(Stated goal) Set out every line bearing the string "matplotlib".

== Supplied data

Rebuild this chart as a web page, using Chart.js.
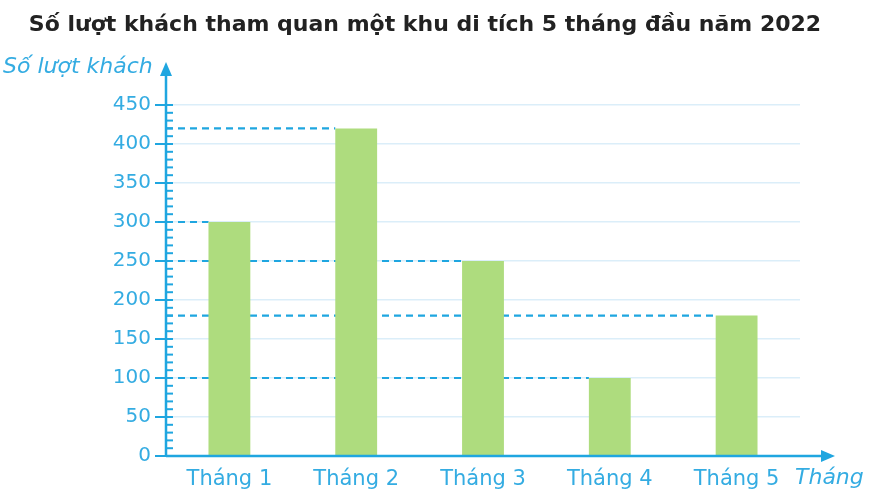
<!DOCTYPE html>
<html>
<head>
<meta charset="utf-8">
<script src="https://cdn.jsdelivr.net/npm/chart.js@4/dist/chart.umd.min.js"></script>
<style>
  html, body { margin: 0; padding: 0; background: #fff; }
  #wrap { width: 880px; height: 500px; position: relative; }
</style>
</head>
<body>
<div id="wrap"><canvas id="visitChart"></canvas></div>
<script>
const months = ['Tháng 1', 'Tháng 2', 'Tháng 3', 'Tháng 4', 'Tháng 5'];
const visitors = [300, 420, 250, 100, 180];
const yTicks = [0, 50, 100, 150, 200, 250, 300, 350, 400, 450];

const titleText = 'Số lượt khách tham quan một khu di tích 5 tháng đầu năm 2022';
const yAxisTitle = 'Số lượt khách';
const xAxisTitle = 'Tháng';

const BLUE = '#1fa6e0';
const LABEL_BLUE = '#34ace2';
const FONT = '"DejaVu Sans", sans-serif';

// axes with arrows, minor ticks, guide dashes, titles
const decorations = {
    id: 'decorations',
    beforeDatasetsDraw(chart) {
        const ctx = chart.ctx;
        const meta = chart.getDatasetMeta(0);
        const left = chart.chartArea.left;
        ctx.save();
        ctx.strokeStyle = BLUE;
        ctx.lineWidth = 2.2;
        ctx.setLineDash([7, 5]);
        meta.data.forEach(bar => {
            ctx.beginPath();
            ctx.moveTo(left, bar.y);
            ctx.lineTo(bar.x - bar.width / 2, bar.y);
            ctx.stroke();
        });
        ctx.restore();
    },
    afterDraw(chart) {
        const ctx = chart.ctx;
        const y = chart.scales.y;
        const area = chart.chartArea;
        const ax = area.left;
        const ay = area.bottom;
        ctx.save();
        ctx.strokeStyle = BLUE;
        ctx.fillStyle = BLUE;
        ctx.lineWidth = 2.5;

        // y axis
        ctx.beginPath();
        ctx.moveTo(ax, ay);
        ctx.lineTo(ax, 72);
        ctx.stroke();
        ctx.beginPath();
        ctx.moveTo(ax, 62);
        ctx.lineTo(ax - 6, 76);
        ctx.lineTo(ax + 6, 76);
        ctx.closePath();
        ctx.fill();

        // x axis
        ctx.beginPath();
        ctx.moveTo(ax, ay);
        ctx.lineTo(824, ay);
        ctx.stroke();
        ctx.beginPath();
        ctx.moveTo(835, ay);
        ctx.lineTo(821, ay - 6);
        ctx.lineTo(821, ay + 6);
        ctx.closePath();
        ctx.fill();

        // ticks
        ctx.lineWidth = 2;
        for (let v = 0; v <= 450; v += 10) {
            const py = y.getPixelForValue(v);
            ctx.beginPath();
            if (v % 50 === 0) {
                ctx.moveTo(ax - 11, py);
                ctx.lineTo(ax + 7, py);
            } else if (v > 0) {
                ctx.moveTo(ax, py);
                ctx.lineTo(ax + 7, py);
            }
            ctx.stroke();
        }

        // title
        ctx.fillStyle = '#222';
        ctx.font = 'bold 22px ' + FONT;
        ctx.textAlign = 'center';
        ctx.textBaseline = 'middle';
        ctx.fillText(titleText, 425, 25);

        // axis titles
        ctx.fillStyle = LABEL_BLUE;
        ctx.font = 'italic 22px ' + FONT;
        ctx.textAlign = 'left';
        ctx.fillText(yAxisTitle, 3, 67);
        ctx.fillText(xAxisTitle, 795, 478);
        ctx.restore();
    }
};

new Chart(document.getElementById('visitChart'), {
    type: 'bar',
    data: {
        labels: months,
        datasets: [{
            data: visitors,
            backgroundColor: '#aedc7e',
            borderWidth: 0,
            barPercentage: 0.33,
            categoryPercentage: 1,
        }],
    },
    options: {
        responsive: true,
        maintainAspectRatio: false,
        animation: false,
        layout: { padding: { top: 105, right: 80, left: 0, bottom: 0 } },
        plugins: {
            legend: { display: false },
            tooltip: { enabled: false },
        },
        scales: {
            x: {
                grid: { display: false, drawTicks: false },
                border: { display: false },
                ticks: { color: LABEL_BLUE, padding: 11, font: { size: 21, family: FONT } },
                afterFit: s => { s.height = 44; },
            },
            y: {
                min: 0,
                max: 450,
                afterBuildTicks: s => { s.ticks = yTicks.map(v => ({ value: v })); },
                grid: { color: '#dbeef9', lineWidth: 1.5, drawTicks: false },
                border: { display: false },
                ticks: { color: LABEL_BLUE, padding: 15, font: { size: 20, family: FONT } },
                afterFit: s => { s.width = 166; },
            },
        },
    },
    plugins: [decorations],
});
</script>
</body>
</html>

====
== Supplied data

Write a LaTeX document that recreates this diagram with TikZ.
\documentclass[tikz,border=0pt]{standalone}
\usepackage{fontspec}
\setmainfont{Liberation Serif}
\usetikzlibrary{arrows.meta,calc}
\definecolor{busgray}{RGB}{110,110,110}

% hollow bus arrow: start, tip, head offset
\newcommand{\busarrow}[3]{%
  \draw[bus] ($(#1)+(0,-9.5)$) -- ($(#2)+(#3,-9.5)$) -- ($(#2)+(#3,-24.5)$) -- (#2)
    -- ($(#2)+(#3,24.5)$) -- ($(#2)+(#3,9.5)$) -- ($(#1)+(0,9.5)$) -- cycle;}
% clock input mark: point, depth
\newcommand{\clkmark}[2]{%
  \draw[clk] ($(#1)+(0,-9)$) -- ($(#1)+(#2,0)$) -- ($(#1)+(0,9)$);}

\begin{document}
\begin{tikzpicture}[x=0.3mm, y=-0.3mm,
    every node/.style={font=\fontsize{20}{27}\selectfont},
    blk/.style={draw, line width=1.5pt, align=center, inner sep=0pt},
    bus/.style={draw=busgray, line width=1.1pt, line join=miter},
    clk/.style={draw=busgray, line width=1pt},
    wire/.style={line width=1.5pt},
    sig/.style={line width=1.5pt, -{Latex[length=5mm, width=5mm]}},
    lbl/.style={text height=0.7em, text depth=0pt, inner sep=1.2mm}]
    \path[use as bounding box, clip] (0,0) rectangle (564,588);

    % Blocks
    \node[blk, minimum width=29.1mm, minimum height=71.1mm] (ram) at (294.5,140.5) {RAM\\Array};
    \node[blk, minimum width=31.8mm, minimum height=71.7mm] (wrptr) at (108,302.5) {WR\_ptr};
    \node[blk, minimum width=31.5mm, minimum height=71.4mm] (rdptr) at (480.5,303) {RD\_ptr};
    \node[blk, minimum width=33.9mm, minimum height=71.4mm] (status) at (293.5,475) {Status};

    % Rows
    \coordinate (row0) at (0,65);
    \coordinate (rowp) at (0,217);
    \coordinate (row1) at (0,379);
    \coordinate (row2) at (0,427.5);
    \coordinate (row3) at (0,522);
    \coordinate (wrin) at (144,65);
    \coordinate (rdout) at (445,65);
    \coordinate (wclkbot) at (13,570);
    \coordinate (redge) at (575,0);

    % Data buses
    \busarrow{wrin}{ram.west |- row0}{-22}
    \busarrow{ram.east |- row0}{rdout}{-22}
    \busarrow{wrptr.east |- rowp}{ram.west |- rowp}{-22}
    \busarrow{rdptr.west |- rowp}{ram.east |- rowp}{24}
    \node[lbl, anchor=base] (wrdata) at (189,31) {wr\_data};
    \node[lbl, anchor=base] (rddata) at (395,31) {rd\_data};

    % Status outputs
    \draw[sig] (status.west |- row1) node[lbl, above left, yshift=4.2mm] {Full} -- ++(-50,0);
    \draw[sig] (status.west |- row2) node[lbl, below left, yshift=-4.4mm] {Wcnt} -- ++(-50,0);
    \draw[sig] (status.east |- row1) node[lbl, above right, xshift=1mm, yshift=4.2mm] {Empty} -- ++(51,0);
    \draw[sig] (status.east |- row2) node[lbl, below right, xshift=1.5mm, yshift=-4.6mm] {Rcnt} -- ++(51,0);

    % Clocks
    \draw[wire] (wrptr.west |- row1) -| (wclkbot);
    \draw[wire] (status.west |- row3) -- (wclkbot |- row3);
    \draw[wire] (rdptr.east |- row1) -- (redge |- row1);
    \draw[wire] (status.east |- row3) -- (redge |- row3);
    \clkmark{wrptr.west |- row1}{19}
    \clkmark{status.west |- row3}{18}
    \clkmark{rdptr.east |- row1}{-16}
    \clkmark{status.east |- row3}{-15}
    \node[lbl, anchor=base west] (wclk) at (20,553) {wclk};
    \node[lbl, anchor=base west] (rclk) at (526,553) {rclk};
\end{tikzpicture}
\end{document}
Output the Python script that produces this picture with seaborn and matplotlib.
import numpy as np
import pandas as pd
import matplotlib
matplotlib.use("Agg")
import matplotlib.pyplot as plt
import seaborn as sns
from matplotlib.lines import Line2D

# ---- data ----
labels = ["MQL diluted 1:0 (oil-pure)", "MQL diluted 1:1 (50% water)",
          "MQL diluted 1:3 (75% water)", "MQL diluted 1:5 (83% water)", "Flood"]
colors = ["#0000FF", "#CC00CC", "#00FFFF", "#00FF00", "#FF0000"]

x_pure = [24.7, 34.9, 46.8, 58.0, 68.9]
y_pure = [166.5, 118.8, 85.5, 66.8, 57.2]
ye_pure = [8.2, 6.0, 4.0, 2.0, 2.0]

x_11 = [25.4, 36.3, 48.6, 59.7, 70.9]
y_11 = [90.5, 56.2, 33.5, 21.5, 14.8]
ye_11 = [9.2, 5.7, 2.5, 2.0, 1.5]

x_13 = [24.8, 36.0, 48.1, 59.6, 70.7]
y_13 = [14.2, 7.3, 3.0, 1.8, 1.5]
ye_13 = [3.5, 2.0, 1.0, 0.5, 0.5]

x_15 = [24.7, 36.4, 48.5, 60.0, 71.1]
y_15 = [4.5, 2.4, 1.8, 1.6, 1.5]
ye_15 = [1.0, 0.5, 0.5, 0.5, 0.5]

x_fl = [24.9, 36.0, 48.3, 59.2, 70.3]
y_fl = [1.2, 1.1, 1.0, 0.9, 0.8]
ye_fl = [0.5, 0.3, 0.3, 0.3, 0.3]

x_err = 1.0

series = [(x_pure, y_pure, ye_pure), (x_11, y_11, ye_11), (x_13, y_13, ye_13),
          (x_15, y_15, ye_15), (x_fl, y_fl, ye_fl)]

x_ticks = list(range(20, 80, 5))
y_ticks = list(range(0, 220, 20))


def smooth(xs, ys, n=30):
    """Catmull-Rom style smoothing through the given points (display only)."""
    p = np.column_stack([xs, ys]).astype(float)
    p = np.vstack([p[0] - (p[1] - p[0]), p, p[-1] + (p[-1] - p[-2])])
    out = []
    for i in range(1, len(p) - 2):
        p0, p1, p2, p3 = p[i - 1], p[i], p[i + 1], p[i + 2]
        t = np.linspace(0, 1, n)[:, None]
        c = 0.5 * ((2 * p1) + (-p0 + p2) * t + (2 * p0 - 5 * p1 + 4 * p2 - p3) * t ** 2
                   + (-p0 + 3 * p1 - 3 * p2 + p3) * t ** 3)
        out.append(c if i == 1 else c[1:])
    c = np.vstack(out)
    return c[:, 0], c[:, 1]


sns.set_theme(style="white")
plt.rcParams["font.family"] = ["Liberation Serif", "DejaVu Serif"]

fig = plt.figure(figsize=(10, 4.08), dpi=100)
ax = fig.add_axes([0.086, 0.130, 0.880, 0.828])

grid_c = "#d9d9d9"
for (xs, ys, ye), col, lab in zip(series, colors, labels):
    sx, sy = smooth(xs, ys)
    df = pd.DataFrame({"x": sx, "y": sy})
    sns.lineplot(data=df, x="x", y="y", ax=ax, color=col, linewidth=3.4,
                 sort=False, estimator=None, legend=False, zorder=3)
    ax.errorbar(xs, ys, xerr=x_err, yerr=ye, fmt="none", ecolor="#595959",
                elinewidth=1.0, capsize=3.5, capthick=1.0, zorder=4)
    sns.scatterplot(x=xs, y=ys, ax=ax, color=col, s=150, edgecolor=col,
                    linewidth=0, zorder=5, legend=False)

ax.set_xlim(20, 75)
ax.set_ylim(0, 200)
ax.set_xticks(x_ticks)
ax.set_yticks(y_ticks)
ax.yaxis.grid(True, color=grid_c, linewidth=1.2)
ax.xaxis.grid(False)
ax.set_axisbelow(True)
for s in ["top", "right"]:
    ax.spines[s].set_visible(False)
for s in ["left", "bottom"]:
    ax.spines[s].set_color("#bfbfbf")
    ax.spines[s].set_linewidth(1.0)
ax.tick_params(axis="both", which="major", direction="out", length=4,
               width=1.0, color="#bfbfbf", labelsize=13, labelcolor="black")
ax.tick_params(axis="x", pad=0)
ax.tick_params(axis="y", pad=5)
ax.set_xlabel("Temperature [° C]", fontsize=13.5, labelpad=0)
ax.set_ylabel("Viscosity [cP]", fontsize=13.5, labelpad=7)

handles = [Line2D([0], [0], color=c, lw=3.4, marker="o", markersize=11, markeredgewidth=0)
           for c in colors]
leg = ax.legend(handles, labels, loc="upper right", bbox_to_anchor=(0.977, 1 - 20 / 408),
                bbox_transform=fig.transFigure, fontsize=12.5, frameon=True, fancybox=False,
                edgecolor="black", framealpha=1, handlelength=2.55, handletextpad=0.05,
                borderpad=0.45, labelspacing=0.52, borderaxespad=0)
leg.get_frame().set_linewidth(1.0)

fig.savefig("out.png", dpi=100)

====
== Supplied data

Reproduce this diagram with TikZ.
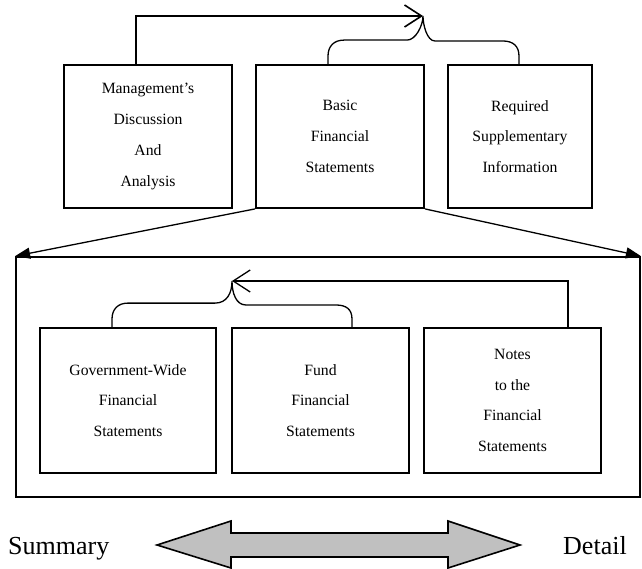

====

(Task output)
Output the Python script that produces this picture with seaborn and matplotlib.
import matplotlib
matplotlib.use("Agg")
import matplotlib.pyplot as plt
from matplotlib.lines import Line2D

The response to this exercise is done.